Rejecting various romantic suitors, she seeks to travel Europe. However, her
supposed friend, the scheming Madame Merle (Barbara Hershey), orchestrates a
union between Isabel and the cruel Gilbert Osmond (John Malkovich), and Isabel
becomes trapped in an unhappy marriage, tormented by her psychologically
abusive husband.
Campion
studied at the Australian Film, Television and Radio School in the early 1980s,
following in the footsteps of former graduate Gillian Armstrong, whose
film Mr Brilliant Career was
impressionable on the younger director. She recalls how “Seeing Gill Armstrong
make My Brilliant Career,
it was just like ‘God they’re going to let girls do it too’ … it just opened up
that door in my mind that maybe it would be possible for me too” (Jane Campion: Cinema, Nation, Identity,
p. 282). That first shot of Kidman in The
Portrait of a Lady—period garb, curtailed frizzy hair—
intertextually evokes My
Brilliant Career’s heroine Sybylla Melvyn (Judy Davis in her
star-making role), but where Sybylla’s rejection of suitor Harry Beecham (Sam
Neill) serves as that film’s denouement, here Isabel’s rejection of Lord
Warburton’s (Richard E. Grant) proposal is the story’s starting point. Their
reasons for rejecting these proposals are the same, yet where My Brilliant Career ends
on a note of promise and self-possession, Campion’s film chronicles the erosion
of its protagonist’s agency and self-possession over the course of the story.
Gender
politics, the politics of relationships, and how women negotiate their
identities within relationships are recurring motifs in Campion’s work (Bright Star, her film about the
romance between poet John Keats and Fanny Brawne, is anomalous in its positive
presentation of a healthy, but still ultimately tragic, onscreen
romance). The Portrait of a
Lady is potentially Campion’s bleakest meditation on these
themes. Its critical reception was chilly in the aftermath of The Piano, and it’s easy to see
why: it lacks the former film’s novel setting and hooks; it’s heavily
dialogue-driven (which The
Piano wasn’t by virtue of its central conceit), though not
without moments of expressionism; and it’s an unsentimental, resolutely
no-swoon zone, turning a cold shoulder to The Piano’s complicated romanticism and eroticism.
Yet even at its most baroque and remote, there’s much to admire about The Portrait of a Lady’s
infusion of Gothic romance with feminist lament, and there’s a tactility to the
film not typically seen in heritage cinema, nor in those other noteworthy
adaptations of Henry James by producer-director team Ishmael Merchant and James
Ivory (i.e.
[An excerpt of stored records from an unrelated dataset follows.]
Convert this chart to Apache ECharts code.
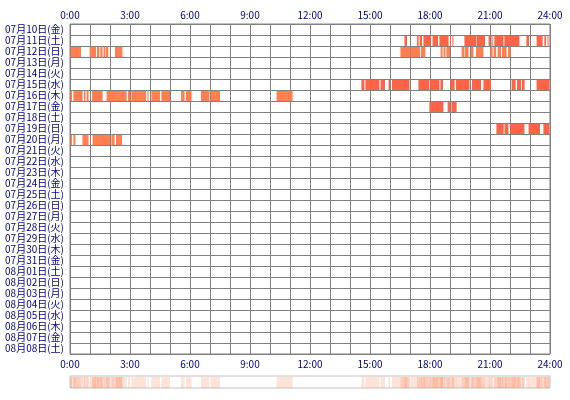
<!DOCTYPE html>
<html>
<head>
<meta charset="utf-8">
<script src="https://cdn.jsdelivr.net/npm/echarts@6/dist/echarts.min.js"></script>
<style>
  html, body { margin: 0; padding: 0; background: #fff; }
  #chart { width: 570px; height: 400px; }
</style>
</head>
<body>
<div id="chart"></div>
<script>
// 日付ラベル（上から順）
var days = [
  "07月10日(金)", "07月11日(土)", "07月12日(日)", "07月13日(月)", "07月14日(火)",
  "07月15日(水)", "07月16日(木)", "07月17日(金)", "07月18日(土)", "07月19日(日)",
  "07月20日(月)", "07月21日(火)", "07月22日(水)", "07月23日(木)", "07月24日(金)",
  "07月25日(土)", "07月26日(日)", "07月27日(月)", "07月28日(火)", "07月29日(水)",
  "07月30日(木)", "07月31日(金)", "08月01日(土)", "08月02日(日)", "08月03日(月)",
  "08月04日(火)", "08月05日(水)", "08月06日(木)", "08月07日(金)", "08月08日(土)"
];

// 各日の稼働区間 [開始時, 終了時]
var jul11 = [[16.72, 16.85], [17.35, 17.43], [17.48, 17.6], [17.67, 18.05], [18.13, 18.4],
  [18.47, 18.93], [19.0, 19.05], [19.12, 19.15], [19.72, 20.3], [20.33, 20.75],
  [20.93, 21.0], [21.07, 21.13], [21.22, 21.67], [21.72, 22.47], [22.82, 22.95],
  [23.33, 23.63], [23.72, 23.8], [23.88, 23.93]];
var jul12 = [[0.03, 0.55], [0.98, 1.3], [1.35, 1.47], [1.52, 1.63], [1.68, 1.77],
  [1.8, 1.92], [2.25, 2.62], [16.52, 17.0], [17.03, 17.5], [17.55, 17.77],
  [18.53, 18.63], [18.68, 18.77], [18.82, 19.0], [19.58, 19.72], [19.75, 19.93],
  [20.05, 20.17], [20.3, 20.67], [21.02, 21.13], [21.18, 21.3], [21.38, 21.55],
  [21.6, 21.83], [21.9, 22.03]];
var jul15 = [[14.57, 14.72], [14.77, 15.47], [15.53, 15.75], [15.93, 16.0], [16.1, 16.97],
  [17.42, 17.97], [18.02, 18.47], [18.52, 18.65], [19.02, 19.23], [19.3, 19.97],
  [20.1, 20.55], [20.67, 21.05], [22.08, 22.28], [22.35, 22.55], [22.6, 22.73],
  [23.33, 23.97]];
var jul16 = [[0.03, 0.1], [0.17, 0.63], [0.7, 0.77], [0.83, 0.93], [1.1, 1.63],
  [1.83, 2.83], [2.9, 3.0], [3.07, 3.8], [3.87, 3.93], [4.07, 4.5], [4.57, 5.0],
  [5.55, 5.73], [5.8, 6.08], [6.55, 6.97], [7.03, 7.5], [10.33, 11.13]];
var jul17 = [[17.97, 18.67], [18.88, 19.0], [19.07, 19.33]];
var jul19 = [[21.32, 21.68], [21.73, 21.92], [22.02, 22.72], [22.93, 23.5], [23.67, 23.97]];
var jul20 = [[0.03, 0.1], [0.17, 0.27], [0.62, 0.93], [1.13, 2.0], [2.07, 2.23], [2.3, 2.6]];

var activity = [
  { day: "07月11日(土)", spans: jul11 },
  { day: "07月12日(日)", spans: jul12 },
  { day: "07月15日(水)", spans: jul15 },
  { day: "07月16日(木)", spans: jul16 },
  { day: "07月17日(金)", spans: jul17 },
  { day: "07月19日(日)", spans: jul19 },
  { day: "07月20日(月)", spans: jul20 }
];

// 色（行ごと）
var tomatoDays = ["07月11日(土)", "07月15日(水)", "07月17日(金)", "07月19日(日)"];
var textColor = "#000080";
var lineColor = "#808080";

var mainData = [];
var stripData = [];
activity.forEach(function (a) {
  var row = days.indexOf(a.day);
  var color = tomatoDays.indexOf(a.day) >= 0 ? "#ff6347" : "#ff7f50";
  a.spans.forEach(function (s) {
    mainData.push({ value: [row, s[0], s[1]], itemStyle: { color: color } });
    stripData.push([0, s[0], s[1]]);
  });
});

function hourLabel(v) {
  return v % 3 === 0 ? v + ":00" : "";
}

var chart = echarts.init(document.getElementById("chart"));
var option = {
  animation: false,
  textStyle: { fontFamily: "Noto Sans CJK JP" },
  grid: [
    { left: 70, right: 20, top: 24, height: 330, show: true, borderColor: lineColor, borderWidth: 1 },
    { left: 70, right: 20, top: 376, height: 12, show: true, borderColor: "#c0c0c0", borderWidth: 1 }
  ],
  xAxis: [
    {
      type: "value", gridIndex: 0, position: "top", min: 0, max: 24, interval: 1,
      axisLine: { show: false }, axisTick: { show: false },
      axisLabel: { formatter: hourLabel, color: textColor, fontSize: 10, margin: 4, showMinLabel: true, showMaxLabel: true },
      splitLine: { show: true, lineStyle: { color: lineColor, width: 1 } }
    },
    {
      type: "value", gridIndex: 0, position: "bottom", min: 0, max: 24, interval: 1,
      axisLine: { show: false }, axisTick: { show: false },
      axisLabel: { formatter: hourLabel, color: textColor, fontSize: 10, margin: 5, showMinLabel: true, showMaxLabel: true },
      splitLine: { show: false }
    },
    {
      type: "value", gridIndex: 1, min: 0, max: 24,
      axisLine: { show: false }, axisTick: { show: false },
      axisLabel: { show: false }, splitLine: { show: false }
    }
  ],
  yAxis: [
    {
      type: "category", gridIndex: 0, data: days, inverse: true,
      axisLine: { show: false }, axisTick: { show: false },
      axisLabel: { color: textColor, fontSize: 10, margin: 6, interval: 0 },
      splitLine: { show: true, interval: 0, lineStyle: { color: lineColor, width: 1 } }
    },
    {
      type: "category", gridIndex: 1, data: [""],
      axisLine: { show: false }, axisTick: { show: false },
      axisLabel: { show: false }, splitLine: { show: false }
    }
  ],
  series: [
    {
      type: "custom", xAxisIndex: 0, yAxisIndex: 0,
      encode: { x: [1, 2], y: 0 },
      renderItem: function (params, api) {
        var row = api.value(0);
        var p0 = api.coord([api.value(1), row]);
        var p1 = api.coord([api.value(2), row]);
        var h = api.size([0, 1])[1];
        return {
          type: "rect",
          shape: { x: p0[0], y: p0[1] - h / 2 + 1, width: Math.max(p1[0] - p0[0], 1), height: h - 1 },
          style: { fill: api.visual("color") }
        };
      },
      data: mainData
    },
    {
      type: "custom", xAxisIndex: 2, yAxisIndex: 1,
      encode: { x: [1, 2], y: 0 },
      renderItem: function (params, api) {
        var p0 = api.coord([api.value(1), 0]);
        var p1 = api.coord([api.value(2), 0]);
        var cs = params.coordSys;
        return {
          type: "rect",
          shape: { x: p0[0], y: cs.y + 1, width: Math.max(p1[0] - p0[0], 1), height: cs.height - 1 },
          style: { fill: "rgba(255,127,80,0.22)" }
        };
      },
      data: stripData
    }
  ]
};
chart.setOption(option);
</script>
</body>
</html>
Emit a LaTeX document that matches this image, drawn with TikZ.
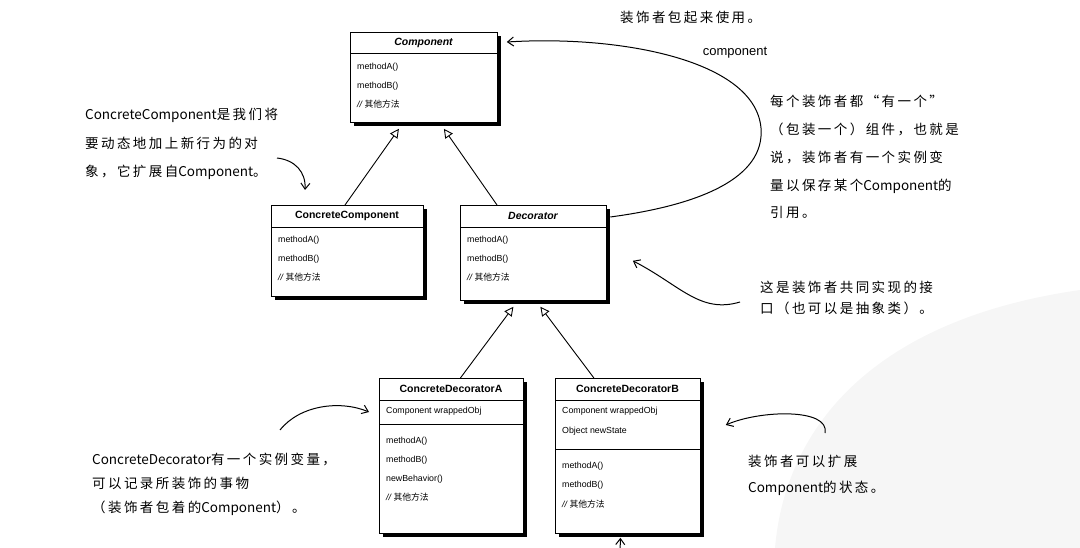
\documentclass[tikz,border=0pt]{standalone}
\usepackage{fontspec}
\setmainfont{Liberation Sans}
\newfontfamily\cjk{Noto Sans CJK SC}
\newfontfamily\hand[LetterSpace=18]{Noto Sans CJK SC}
\newfontfamily\handlat{Noto Sans CJK SC}
\usetikzlibrary{arrows.meta,shadows,calc}
\tikzset{
  umlbox/.style={draw, fill=white, line width=0.8pt, inner sep=0pt, anchor=north west,
    drop shadow={shadow xshift=3.4pt, shadow yshift=-3.4pt, fill=black, opacity=1}},
  umltitle/.style={font=\fontsize{10.5}{12}\selectfont\bfseries, inner sep=0pt},
  umlitem/.style={font=\fontsize{8.8}{10}\selectfont, inner sep=0pt, anchor=west},
  divider/.style={line width=0.7pt},
  inherit/.style={line width=0.9pt, -{Triangle[open, length=9pt, width=9pt]}},
  note/.style={inner sep=0pt, anchor=north west, align=left},
  notearrow/.style={line width=1pt, -{Straight Barb[length=6pt, width=9pt]}},
}
\newcommand{\other}{{\itshape //} {\cjk 其他方法}}
\begin{document}
\begin{tikzpicture}[x=1pt, y=-1pt]
\useasboundingbox (0,0) rectangle (1080,548);
% faint watermark area
\fill[gray!7] (775,548) .. controls (785,430) and (870,320) .. (1080,290) -- (1080,548) -- cycle;

% ---------- boxes ----------
\node[umlbox, minimum width=147pt, minimum height=90pt] (comp) at (350,32) {};
\node[umlbox, minimum width=152pt, minimum height=91pt] (cc) at (271,205) {};
\node[umlbox, minimum width=146pt, minimum height=95pt] (dec) at (460,205) {};
\node[umlbox, minimum width=144pt, minimum height=155pt] (cda) at (379,378) {};
\node[umlbox, minimum width=145pt, minimum height=155pt] (cdb) at (555,378) {};

% Component
\node[umltitle] (compT) at (423.5,43) {\itshape Component};
\draw[divider] (350,53) -- (497,53);
\node[umlitem] (compA) at (357,67) {methodA()};
\node[umlitem] (compB) at (357,86) {methodB()};
\node[umlitem] (compO) at (357,104) {\other};

% ConcreteComponent
\node[umltitle] (ccT) at (347,216) {ConcreteComponent};
\draw[divider] (271,227) -- (423,227);
\node[umlitem] (ccA) at (278,240) {methodA()};
\node[umlitem] (ccB) at (278,259) {methodB()};
\node[umlitem] (ccO) at (278,277) {\other};

% Decorator
\node[umltitle] (decT) at (533,216) {\itshape Decorator};
\draw[divider] (460,227) -- (606,227);
\node[umlitem] (decA) at (467,240) {methodA()};
\node[umlitem] (decB) at (467,259) {methodB()};
\node[umlitem] (decO) at (467,277) {\other};

% ConcreteDecoratorA
\node[umltitle] (cdaT) at (451,389) {ConcreteDecoratorA};
\draw[divider] (379,400) -- (523,400);
\node[umlitem] (cdaW) at (386,411) {Component wrappedObj};
\draw[divider] (379,424) -- (523,424);
\node[umlitem] (cdaA) at (386,441) {methodA()};
\node[umlitem] (cdaB) at (386,460) {methodB()};
\node[umlitem] (cdaN) at (386,479) {newBehavior()};
\node[umlitem] (cdaO) at (386,497) {\other};

% ConcreteDecoratorB
\node[umltitle] (cdbT) at (627.5,389) {ConcreteDecoratorB};
\draw[divider] (555,400) -- (700,400);
\node[umlitem] (cdbW) at (562,411) {Component wrappedObj};
\node[umlitem] (cdbS) at (562,431) {Object newState};
\draw[divider] (555,449) -- (700,449);
\node[umlitem] (cdbA) at (562,466) {methodA()};
\node[umlitem] (cdbB) at (562,485) {methodB()};
\node[umlitem] (cdbO) at (562,504) {\other};

% ---------- inheritance ----------
\draw[inherit] ($(cc.north west)+(74,0)$) -- ($(comp.south)+(-25,6)$);
\draw[inherit] ($(dec.north west)+(37,0)$) -- ($(comp.south)+(20,6)$);
\draw[inherit] ($(cda.north)+(9,0)$) -- ($(dec.south)+(-20,6)$);
\draw[inherit] ($(cdb.north)+(-34,0)$) -- ($(dec.south)+(7,6)$);

% ---------- component association ----------
\draw[notearrow] ($(dec.north east)+(3.5,12)$) .. controls (700,205) and (765,178) .. (761,128)
   .. controls (755,60) and (620,35) .. ($(comp.north east)+(9,10)$);
\node[inner sep=0pt, font=\fontsize{13}{15}\selectfont] (lblcomp) at (735,53) {component};

% ---------- notes ----------
\node[note, font=\hand\fontsize{13.5}{28}\selectfont] (ntop) at (620,11) {装饰者包起来使用。};

\node[note, font=\hand\fontsize{13.5}{27.8}\selectfont] (nright) at (770,95)
 {每个装饰者都“有一个”\\（包装一个）组件，也就是\\说，装饰者有一个实例变\\量以保存某个{\handlat Component}的\\引用。};

\node[note, font=\hand\fontsize{13.5}{28.5}\selectfont] (nleft) at (85,108)
 {{\handlat ConcreteComponent}是我们将\\要动态地加上新行为的对\\象，它扩展自{\handlat Component}。};
\coordinate (nleftS) at (277,158);
\draw[notearrow] (nleftS) .. controls (295,160) and (306,172) .. ($(cc.north west)+(34,-15)$);

\node[note, font=\hand\fontsize{13.5}{21}\selectfont] (nint) at (760,281)
 {这是装饰者共同实现的接\\口（也可以是抽象类）。};
\coordinate (nintS) at (740,302);
\draw[notearrow] (nintS) .. controls (700,314) and (680,285) .. ($(dec.south east)+(26,-40)$);

\node[note, font=\hand\fontsize{13.5}{24}\selectfont] (ncd) at (92,453)
 {{\handlat ConcreteDecorator}有一个实例变量，\\可以记录所装饰的事物\\（装饰者包着的{\handlat Component}）。};
\coordinate (ncdS) at (280,430);
\draw[notearrow] (ncdS) .. controls (300,405) and (340,400) .. ($(cda.north west)+(-10,34)$);

\node[note, font=\hand\fontsize{13.5}{26}\selectfont] (nstate) at (748,455)
 {装饰者可以扩展\\{\handlat Component}的状态。};
\coordinate (nstateS) at (825,433);
\draw[notearrow] (nstateS) .. controls (830,408) and (760,410) .. ($(cdb.north east)+(25,47)$);

% bottom incoming arrow
\coordinate (bottomS) at (620,556);
\draw[notearrow] (bottomS) -- ($(cdb.south)+(-7.5,4)$);
\end{tikzpicture}
\end{document}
The Bostonians, The Wings of the Dove, The Golden Bowl).
The
film’s cast list reads like the Tombstone of
heritage cinema, peppered with veteran performers (Gielgud, Shelley Duvall,
Shelley Winters) and newer talents and stars on the ascent (Grant, Mary Louise
Parker, Christian Bale, Viggo Mortensen). Malkovich brings some of his Dangerous Liaisons baggage to
the part, and while his character is somewhat more one-dimensional here he
excels in exuding Osmond’s nonchalant cruelty. Hershey, who’d do further noteworthy
work with Australian directors in subsequent years (see Passion, Lantana, Insidious), similarly excels as
the inscrutable and damned Madame Merle and was Oscar-nominated for her
efforts. Also doing great work is the great Martin Donovan—best known for his
caustic everyman roles in Hal Hartley films like Trust and Amateur—as Isabel’s ailing
cousin, sympathetic ear, and unrequited romantic prospect. Front and centre
(see the poster above) is Kidman, perennially underrated and skilfully essaying
the curdling of Isabel’s ambitions and spirit. Alas, the film was released
between Batman Forever and The Peacemaker, which is like
being released between a hate crime and cardboard, and it would be a few years
before Kidman started earning the props she deserved.
The
Portrait of a Lady likewise deserves some props. The film and its director’s
post-Piano bad
rap continued with her next project, Holy
Smoke, leading to numerous articles (frequently by male critics)
lamenting or lampooning her fall, such as ‘Losing the Way: The Decline of Jane
Campion’ by Adrian Martin and ‘Holey Smoking Reputation’ by Phillip Adams. But
Campion has proven her longevity and vitality, and her cold and coolly
received The Portrait of a
Lady warrants a similar reassessment.